Straw mulch and nitrogen fertilizer: A viable green solution for enhanced maize benefits and reduced emissions in China
Against the backdrop of global warming, the agricultural sector grapples with the dual challenge of safeguarding food security while fulfilling carbon neutrality. Currently, although nitrogen fertilizer and mulch use to enhance maize yields is well-documented, systematic evaluations are lacking in the carbon neutrality potential and holistic benefits, including greenhouse gas (GHG) implications, associated with these strategies. Here, using the calibrated DeNitrification-DeComposition (DNDC) model, we conducted a long-term simulation (1980−2019) incorporating various scenarios of nitrogen fertilizer (N 1 : conventional nitrogen fertilizer; N 0.7 : 70% conventional nitrogen fertilizer) and mulch (CK: no-mulch; PM: plastic film mulch; SM: straw mulch), resulting in a baseline scenario (CKN 1 ) and five mitigation scenarios (CKN 0.7 , PMN 1 , PMN 0.7 , SMN 1 , SMN 0.7 ).
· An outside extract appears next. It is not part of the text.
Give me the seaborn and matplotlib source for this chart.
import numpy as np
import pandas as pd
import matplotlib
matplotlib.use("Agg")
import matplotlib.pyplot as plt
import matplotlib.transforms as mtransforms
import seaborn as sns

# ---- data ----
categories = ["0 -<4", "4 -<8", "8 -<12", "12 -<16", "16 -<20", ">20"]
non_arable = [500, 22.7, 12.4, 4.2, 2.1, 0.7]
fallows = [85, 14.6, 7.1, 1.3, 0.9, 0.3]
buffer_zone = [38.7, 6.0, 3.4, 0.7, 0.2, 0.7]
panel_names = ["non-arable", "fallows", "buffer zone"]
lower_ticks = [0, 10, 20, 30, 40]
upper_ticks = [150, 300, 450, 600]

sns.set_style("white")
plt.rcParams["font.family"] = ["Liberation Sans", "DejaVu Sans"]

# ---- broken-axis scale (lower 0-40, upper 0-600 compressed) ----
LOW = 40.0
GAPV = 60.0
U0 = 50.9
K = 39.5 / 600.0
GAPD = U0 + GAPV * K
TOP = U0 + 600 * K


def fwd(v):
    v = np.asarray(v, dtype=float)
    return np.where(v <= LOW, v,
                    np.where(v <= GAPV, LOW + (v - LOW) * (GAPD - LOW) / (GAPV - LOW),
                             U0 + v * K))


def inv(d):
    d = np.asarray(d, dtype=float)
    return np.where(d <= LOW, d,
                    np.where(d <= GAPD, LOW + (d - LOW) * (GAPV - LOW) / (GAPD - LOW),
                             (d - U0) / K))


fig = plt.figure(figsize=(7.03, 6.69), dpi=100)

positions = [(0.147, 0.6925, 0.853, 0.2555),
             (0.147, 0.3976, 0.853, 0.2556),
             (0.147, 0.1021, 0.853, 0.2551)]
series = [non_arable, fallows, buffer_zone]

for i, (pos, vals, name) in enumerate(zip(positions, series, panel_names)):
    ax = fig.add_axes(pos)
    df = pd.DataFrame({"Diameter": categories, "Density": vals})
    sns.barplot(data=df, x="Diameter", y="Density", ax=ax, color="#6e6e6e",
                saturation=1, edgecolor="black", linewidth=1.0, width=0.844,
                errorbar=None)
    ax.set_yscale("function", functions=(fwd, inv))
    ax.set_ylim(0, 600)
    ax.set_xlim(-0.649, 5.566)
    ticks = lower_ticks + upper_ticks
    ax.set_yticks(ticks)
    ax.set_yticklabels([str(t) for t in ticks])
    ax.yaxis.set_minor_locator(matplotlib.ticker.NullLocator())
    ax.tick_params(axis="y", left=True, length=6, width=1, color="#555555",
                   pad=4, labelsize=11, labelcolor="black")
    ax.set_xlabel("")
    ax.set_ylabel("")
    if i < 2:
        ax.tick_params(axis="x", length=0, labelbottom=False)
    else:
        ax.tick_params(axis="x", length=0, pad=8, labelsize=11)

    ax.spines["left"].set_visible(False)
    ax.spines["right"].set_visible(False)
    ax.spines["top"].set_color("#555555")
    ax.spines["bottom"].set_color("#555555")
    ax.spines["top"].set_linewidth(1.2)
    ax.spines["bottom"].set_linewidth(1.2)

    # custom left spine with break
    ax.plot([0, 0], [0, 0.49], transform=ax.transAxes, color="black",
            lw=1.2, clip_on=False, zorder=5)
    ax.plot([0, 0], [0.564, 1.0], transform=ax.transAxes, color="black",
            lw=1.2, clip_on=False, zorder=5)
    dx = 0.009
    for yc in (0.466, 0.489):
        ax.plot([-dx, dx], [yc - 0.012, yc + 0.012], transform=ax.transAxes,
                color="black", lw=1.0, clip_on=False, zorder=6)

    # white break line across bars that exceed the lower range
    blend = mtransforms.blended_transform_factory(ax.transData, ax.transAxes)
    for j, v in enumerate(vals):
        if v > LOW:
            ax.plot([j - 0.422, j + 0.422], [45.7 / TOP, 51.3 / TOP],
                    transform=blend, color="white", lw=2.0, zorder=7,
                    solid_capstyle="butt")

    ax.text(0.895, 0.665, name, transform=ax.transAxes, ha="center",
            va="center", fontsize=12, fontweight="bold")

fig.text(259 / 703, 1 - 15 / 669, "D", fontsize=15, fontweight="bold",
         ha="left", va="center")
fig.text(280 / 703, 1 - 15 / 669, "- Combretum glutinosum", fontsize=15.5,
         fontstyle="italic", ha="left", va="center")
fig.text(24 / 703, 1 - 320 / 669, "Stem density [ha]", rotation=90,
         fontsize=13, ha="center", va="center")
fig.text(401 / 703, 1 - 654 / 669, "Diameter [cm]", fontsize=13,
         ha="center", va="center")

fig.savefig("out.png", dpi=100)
We revealed an average net global warming potential during the maize growing season of 5293 kg CO 2 eq ha −1 , with the most GHG derived from N 2 O (53%). Considering GHG costs, the net environmental and economic benefits in maize amounted to 5089 CNY ha −1 . Presently, Hainan, Henan, Liaoning, and Jilin provinces exhibit a state of low net global warming potential and high net environmental and economic benefits in maize cultivation. Of the mitigation scenarios, only SMN 1 concurrently reduced GHG emissions (− 59%) and amplified net environmental and economic benefits (+ 21%) in China. Our results, which provide the first calculation of the combined benefits of mulch and nitrogen fertilizer including GHG costs, not only underscore the immense potential of mulch for enabling carbon neutrality, but also offer valuable insights for policymakers and industry in selecting suitable mulch techniques for agricultural production.